Data segment:
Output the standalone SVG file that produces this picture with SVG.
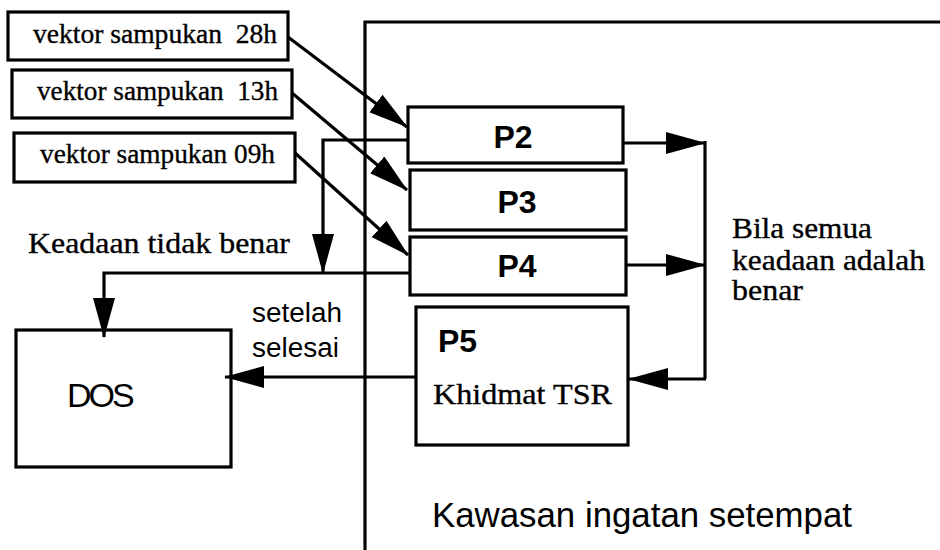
<svg xmlns="http://www.w3.org/2000/svg" width="940" height="550" viewBox="0 0 940 550">
<defs>
<style>
.box{fill:none;stroke:#000;stroke-width:3.2}
.ln{fill:none;stroke:#000;stroke-width:3.2}
.ar{fill:none;stroke:#000;stroke-width:3.2;marker-end:url(#ah)}
.serif{font-family:"Liberation Serif","Times New Roman",serif;fill:#000;stroke:#000;stroke-width:0.35}
.sans{font-family:"Liberation Sans",Arial,sans-serif;fill:#000}
.pb{font-family:"Liberation Sans",Arial,sans-serif;font-weight:bold;font-size:32px;fill:#000}
</style>
<marker id="ah" markerUnits="userSpaceOnUse" markerWidth="40" markerHeight="22" refX="39" refY="11" orient="auto">
<path d="M0,0 L40,11 L0,22 Z" fill="#000"/>
</marker>
</defs>
<rect width="940" height="550" fill="#fff"/>
<g id="region">
<path class="ln" d="M365,550 V22 H940"/>
<text class="sans" x="432" y="527" font-size="35" textLength="420" lengthAdjust="spacingAndGlyphs">Kawasan ingatan setempat</text>
</g>
<g id="v28">
<rect class="box" x="8" y="12" width="280" height="48"/>
<text class="serif" x="33" y="43" font-size="27" textLength="244" lengthAdjust="spacingAndGlyphs" xml:space="preserve">vektor sampukan  28h</text>
</g>
<g id="v13">
<rect class="box" x="12" y="70" width="280" height="48"/>
<text class="serif" x="37" y="100" font-size="27" textLength="241" lengthAdjust="spacingAndGlyphs" xml:space="preserve">vektor sampukan  13h</text>
</g>
<g id="v09">
<rect class="box" x="14" y="133" width="281" height="49"/>
<text class="serif" x="40" y="163" font-size="27" textLength="235" lengthAdjust="spacingAndGlyphs">vektor sampukan 09h</text>
</g>
<g id="P2">
<rect class="box" x="408" y="107" width="215" height="56"/>
<text class="pb" x="513" y="148" text-anchor="middle">P2</text>
</g>
<g id="P3">
<rect class="box" x="410" y="170" width="216" height="60"/>
<text class="pb" x="517" y="213" text-anchor="middle">P3</text>
</g>
<g id="P4">
<rect class="box" x="410" y="237" width="216" height="58"/>
<text class="pb" x="517" y="277" text-anchor="middle">P4</text>
</g>
<g id="P5">
<rect class="box" x="416" y="307" width="212" height="138"/>
<text class="pb" x="438" y="352">P5</text>
<text class="serif" x="433" y="404" font-size="29" textLength="179" lengthAdjust="spacingAndGlyphs">Khidmat TSR</text>
</g>
<g id="DOS">
<rect class="box" x="16" y="330" width="215" height="137"/>
<text class="sans" x="67" y="407" font-size="34" letter-spacing="-3">DOS</text>
</g>
<g id="connectors">
<path class="ar" d="M288,37 L407,127"/>
<path class="ar" d="M292,93 L407,190"/>
<path class="ar" d="M295,153 L408,255"/>
<path class="ar" d="M408,140 H323 V273"/>
<path class="ar" d="M410,273 H104 V337"/>
<path class="ar" d="M416,377 H225"/>
<path class="ar" d="M623,143 H705"/>
<path class="ar" d="M626,265 H705"/>
<path class="ln" d="M705,141 V379"/>
<path class="ar" d="M706,379 H629"/>
</g>
<g id="labels">
<text class="serif" x="28" y="253" font-size="29" textLength="262" lengthAdjust="spacingAndGlyphs">Keadaan tidak benar</text>
<text class="sans" x="252" y="322" font-size="27" textLength="90" lengthAdjust="spacingAndGlyphs">setelah</text>
<text class="sans" x="252" y="357" font-size="27" textLength="87" lengthAdjust="spacingAndGlyphs">selesai</text>
<text class="serif" x="732" y="238" font-size="29" textLength="140" lengthAdjust="spacingAndGlyphs">Bila semua</text>
<text class="serif" x="732" y="270" font-size="29" textLength="193" lengthAdjust="spacingAndGlyphs">keadaan adalah</text>
<text class="serif" x="732" y="300" font-size="29" textLength="71" lengthAdjust="spacingAndGlyphs">benar</text>
</g>
</svg>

Objective: Transcribe the material exactly, leaving every picture out.

Solved problem:
Output the standalone SVG file that produces this picture with SVG.
<svg xmlns="http://www.w3.org/2000/svg" width="940" height="550" viewBox="0 0 940 550">
<defs>
<style>
.box{fill:none;stroke:#000;stroke-width:3.2}
.ln{fill:none;stroke:#000;stroke-width:3.2}
.ar{fill:none;stroke:#000;stroke-width:3.2;marker-end:url(#ah)}
.serif{font-family:"Liberation Serif","Times New Roman",serif;fill:#000;stroke:#000;stroke-width:0.35}
.sans{font-family:"Liberation Sans",Arial,sans-serif;fill:#000}
.pb{font-family:"Liberation Sans",Arial,sans-serif;font-weight:bold;font-size:32px;fill:#000}
</style>
<marker id="ah" markerUnits="userSpaceOnUse" markerWidth="40" markerHeight="22" refX="39" refY="11" orient="auto">
<path d="M0,0 L40,11 L0,22 Z" fill="#000"/>
</marker>
</defs>
<rect width="940" height="550" fill="#fff"/>
<g id="region">
<path class="ln" d="M365,550 V22 H940"/>
<text class="sans" x="432" y="527" font-size="35" textLength="420" lengthAdjust="spacingAndGlyphs">Kawasan ingatan setempat</text>
</g>
<g id="v28">
<rect class="box" x="8" y="12" width="280" height="48"/>
<text class="serif" x="33" y="43" font-size="27" textLength="244" lengthAdjust="spacingAndGlyphs" xml:space="preserve">vektor sampukan  28h</text>
</g>
<g id="v13">
<rect class="box" x="12" y="70" width="280" height="48"/>
<text class="serif" x="37" y="100" font-size="27" textLength="241" lengthAdjust="spacingAndGlyphs" xml:space="preserve">vektor sampukan  13h</text>
</g>
<g id="v09">
<rect class="box" x="14" y="133" width="281" height="49"/>
<text class="serif" x="40" y="163" font-size="27" textLength="235" lengthAdjust="spacingAndGlyphs">vektor sampukan 09h</text>
</g>
<g id="P2">
<rect class="box" x="408" y="107" width="215" height="56"/>
<text class="pb" x="513" y="148" text-anchor="middle">P2</text>
</g>
<g id="P3">
<rect class="box" x="410" y="170" width="216" height="60"/>
<text class="pb" x="517" y="213" text-anchor="middle">P3</text>
</g>
<g id="P4">
<rect class="box" x="410" y="237" width="216" height="58"/>
<text class="pb" x="517" y="277" text-anchor="middle">P4</text>
</g>
<g id="P5">
<rect class="box" x="416" y="307" width="212" height="138"/>
<text class="pb" x="438" y="352">P5</text>
<text class="serif" x="433" y="404" font-size="29" textLength="179" lengthAdjust="spacingAndGlyphs">Khidmat TSR</text>
</g>
<g id="DOS">
<rect class="box" x="16" y="330" width="215" height="137"/>
<text class="sans" x="67" y="407" font-size="34" letter-spacing="-3">DOS</text>
</g>
<g id="connectors">
<path class="ar" d="M288,37 L407,127"/>
<path class="ar" d="M292,93 L407,190"/>
<path class="ar" d="M295,153 L408,255"/>
<path class="ar" d="M408,140 H323 V273"/>
<path class="ar" d="M410,273 H104 V337"/>
<path class="ar" d="M416,377 H225"/>
<path class="ar" d="M623,143 H705"/>
<path class="ar" d="M626,265 H705"/>
<path class="ln" d="M705,141 V379"/>
<path class="ar" d="M706,379 H629"/>
</g>
<g id="labels">
<text class="serif" x="28" y="253" font-size="29" textLength="262" lengthAdjust="spacingAndGlyphs">Keadaan tidak benar</text>
<text class="sans" x="252" y="322" font-size="27" textLength="90" lengthAdjust="spacingAndGlyphs">setelah</text>
<text class="sans" x="252" y="357" font-size="27" textLength="87" lengthAdjust="spacingAndGlyphs">selesai</text>
<text class="serif" x="732" y="238" font-size="29" textLength="140" lengthAdjust="spacingAndGlyphs">Bila semua</text>
<text class="serif" x="732" y="270" font-size="29" textLength="193" lengthAdjust="spacingAndGlyphs">keadaan adalah</text>
<text class="serif" x="732" y="300" font-size="29" textLength="71" lengthAdjust="spacingAndGlyphs">benar</text>
</g>
</svg>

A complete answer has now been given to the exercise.